Your instructions
Below is some material; set it all down exactly, apart from the pictures.

Data section
□ □ □ □
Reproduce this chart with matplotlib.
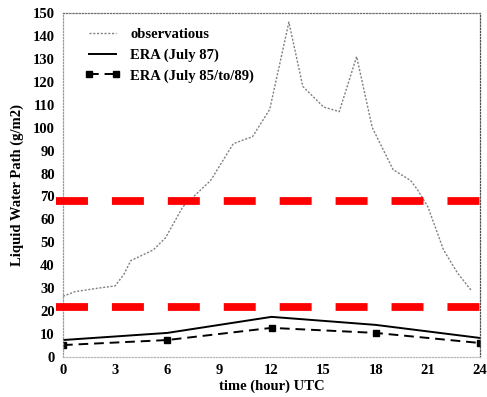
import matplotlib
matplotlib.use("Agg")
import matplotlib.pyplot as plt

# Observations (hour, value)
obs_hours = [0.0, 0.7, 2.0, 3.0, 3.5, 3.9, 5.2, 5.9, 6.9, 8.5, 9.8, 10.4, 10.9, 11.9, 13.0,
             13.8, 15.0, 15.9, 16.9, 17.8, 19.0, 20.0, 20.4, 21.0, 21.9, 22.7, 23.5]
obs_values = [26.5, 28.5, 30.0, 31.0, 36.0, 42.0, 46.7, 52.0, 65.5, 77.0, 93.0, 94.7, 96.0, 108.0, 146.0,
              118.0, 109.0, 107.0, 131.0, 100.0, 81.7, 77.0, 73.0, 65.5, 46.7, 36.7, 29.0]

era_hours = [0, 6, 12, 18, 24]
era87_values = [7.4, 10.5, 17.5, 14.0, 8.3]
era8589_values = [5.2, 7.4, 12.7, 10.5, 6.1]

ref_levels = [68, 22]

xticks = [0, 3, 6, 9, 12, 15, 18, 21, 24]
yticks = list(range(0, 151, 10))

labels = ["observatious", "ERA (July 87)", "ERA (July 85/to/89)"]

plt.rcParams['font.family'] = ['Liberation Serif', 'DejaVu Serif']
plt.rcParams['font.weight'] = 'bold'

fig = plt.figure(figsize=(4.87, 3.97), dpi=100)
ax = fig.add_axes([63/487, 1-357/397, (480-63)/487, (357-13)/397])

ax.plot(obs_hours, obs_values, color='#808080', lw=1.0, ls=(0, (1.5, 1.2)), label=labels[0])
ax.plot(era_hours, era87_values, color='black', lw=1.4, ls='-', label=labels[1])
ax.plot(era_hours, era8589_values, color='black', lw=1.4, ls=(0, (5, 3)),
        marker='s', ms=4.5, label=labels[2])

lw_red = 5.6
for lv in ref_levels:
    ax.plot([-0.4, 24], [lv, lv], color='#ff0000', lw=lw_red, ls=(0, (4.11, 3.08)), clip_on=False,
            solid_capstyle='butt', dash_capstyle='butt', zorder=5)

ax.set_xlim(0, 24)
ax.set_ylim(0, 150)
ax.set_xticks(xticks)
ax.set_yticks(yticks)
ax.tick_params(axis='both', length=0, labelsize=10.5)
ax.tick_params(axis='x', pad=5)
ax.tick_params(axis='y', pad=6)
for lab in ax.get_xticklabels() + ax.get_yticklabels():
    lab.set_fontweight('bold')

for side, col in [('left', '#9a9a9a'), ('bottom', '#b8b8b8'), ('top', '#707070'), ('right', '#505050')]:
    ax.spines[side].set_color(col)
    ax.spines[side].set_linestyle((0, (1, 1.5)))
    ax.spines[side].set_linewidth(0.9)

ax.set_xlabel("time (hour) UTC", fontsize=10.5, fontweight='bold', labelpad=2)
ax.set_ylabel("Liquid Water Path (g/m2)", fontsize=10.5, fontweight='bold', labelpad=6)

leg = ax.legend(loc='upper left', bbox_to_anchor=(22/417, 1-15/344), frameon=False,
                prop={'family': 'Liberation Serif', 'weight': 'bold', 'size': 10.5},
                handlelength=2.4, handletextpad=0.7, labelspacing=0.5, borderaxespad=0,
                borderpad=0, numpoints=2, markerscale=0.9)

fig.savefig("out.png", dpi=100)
□ □ □ □
Finished answer
Reproduce this chart with matplotlib.
import matplotlib
matplotlib.use("Agg")
import matplotlib.pyplot as plt

# Observations (hour, value)
obs_hours = [0.0, 0.7, 2.0, 3.0, 3.5, 3.9, 5.2, 5.9, 6.9, 8.5, 9.8, 10.4, 10.9, 11.9, 13.0,
             13.8, 15.0, 15.9, 16.9, 17.8, 19.0, 20.0, 20.4, 21.0, 21.9, 22.7, 23.5]
obs_values = [26.5, 28.5, 30.0, 31.0, 36.0, 42.0, 46.7, 52.0, 65.5, 77.0, 93.0, 94.7, 96.0, 108.0, 146.0,
              118.0, 109.0, 107.0, 131.0, 100.0, 81.7, 77.0, 73.0, 65.5, 46.7, 36.7, 29.0]

era_hours = [0, 6, 12, 18, 24]
era87_values = [7.4, 10.5, 17.5, 14.0, 8.3]
era8589_values = [5.2, 7.4, 12.7, 10.5, 6.1]

ref_levels = [68, 22]

xticks = [0, 3, 6, 9, 12, 15, 18, 21, 24]
yticks = list(range(0, 151, 10))

labels = ["observatious", "ERA (July 87)", "ERA (July 85/to/89)"]

plt.rcParams['font.family'] = ['Liberation Serif', 'DejaVu Serif']
plt.rcParams['font.weight'] = 'bold'

fig = plt.figure(figsize=(4.87, 3.97), dpi=100)
ax = fig.add_axes([63/487, 1-357/397, (480-63)/487, (357-13)/397])

ax.plot(obs_hours, obs_values, color='#808080', lw=1.0, ls=(0, (1.5, 1.2)), label=labels[0])
ax.plot(era_hours, era87_values, color='black', lw=1.4, ls='-', label=labels[1])
ax.plot(era_hours, era8589_values, color='black', lw=1.4, ls=(0, (5, 3)),
        marker='s', ms=4.5, label=labels[2])

lw_red = 5.6
for lv in ref_levels:
    ax.plot([-0.4, 24], [lv, lv], color='#ff0000', lw=lw_red, ls=(0, (4.11, 3.08)), clip_on=False,
            solid_capstyle='butt', dash_capstyle='butt', zorder=5)

ax.set_xlim(0, 24)
ax.set_ylim(0, 150)
ax.set_xticks(xticks)
ax.set_yticks(yticks)
ax.tick_params(axis='both', length=0, labelsize=10.5)
ax.tick_params(axis='x', pad=5)
ax.tick_params(axis='y', pad=6)
for lab in ax.get_xticklabels() + ax.get_yticklabels():
    lab.set_fontweight('bold')

for side, col in [('left', '#9a9a9a'), ('bottom', '#b8b8b8'), ('top', '#707070'), ('right', '#505050')]:
    ax.spines[side].set_color(col)
    ax.spines[side].set_linestyle((0, (1, 1.5)))
    ax.spines[side].set_linewidth(0.9)

ax.set_xlabel("time (hour) UTC", fontsize=10.5, fontweight='bold', labelpad=2)
ax.set_ylabel("Liquid Water Path (g/m2)", fontsize=10.5, fontweight='bold', labelpad=6)

leg = ax.legend(loc='upper left', bbox_to_anchor=(22/417, 1-15/344), frameon=False,
                prop={'family': 'Liberation Serif', 'weight': 'bold', 'size': 10.5},
                handlelength=2.4, handletextpad=0.7, labelspacing=0.5, borderaxespad=0,
                borderpad=0, numpoints=2, markerscale=0.9)

fig.savefig("out.png", dpi=100)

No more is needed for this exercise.